Atomionics has signed contracts with three major mining companies that are expected to finish their deployments of the “virtual drill” technology called Gravio early next year, CEO Sahil Tapiawala told Reuters. He declined to identify the firms for reasons of commercial confidentiality.
Privately held Atomionics is backed by a number of Singapore-based government agencies and strategic investors, including Open AI cofounder Pamela Vagata and climate tech executive Mikhail Zeldovich of Trafigura.
Like many exploration technologies, Atomionics taps the gravity signatures of different minerals to pinpoint where they lie beneath the earth.
It is able to do so more precisely than typical air-based survey techniques, and processes data in real time using artificial intelligence, speeding up the work of defining ore bodies, Tapiawala said.
Drilling a single hole in the search for a mineral can cost from A$10,000 to A$50,000. A lithium miner might need as many as 400 holes to prove up a resource, so building a more accurate virtual picture before drilling can substantially cut costs.
“The key challenge is that sometimes (drill holes) don’t actually hit the reserve,” Tapiawala said.

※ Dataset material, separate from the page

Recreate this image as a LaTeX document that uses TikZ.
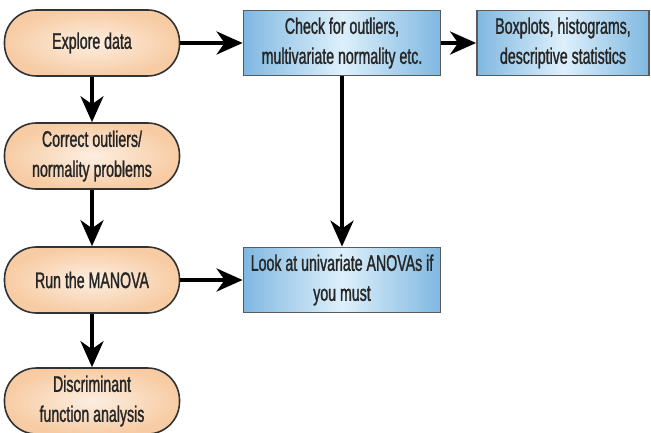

The company aims to cut these “empty” samples by at least half, he added.
The mining industry uses various techniques to find minerals, including ground-penetrating radar and aeromagnetic surveys, but no one method guarantees success.
KoBold Metals, a California-based startup whose backers include billionaires Bill Gates and Jeff Bezos, is also using AI to search for critical metals such as lithium.
Atomionics’ first deployment was in Australia’s Queensland state to help New Hope unit Bridgeport Energy find oil.
“The energy industry would traditionally defer to seismic data before undertaking any drilling project,” Cameron Fink, exploration manager at Bridgeport Energy, said in a statement.
“With further development, Gravio can present as a low-cost alternative to traditional methods of exploration.”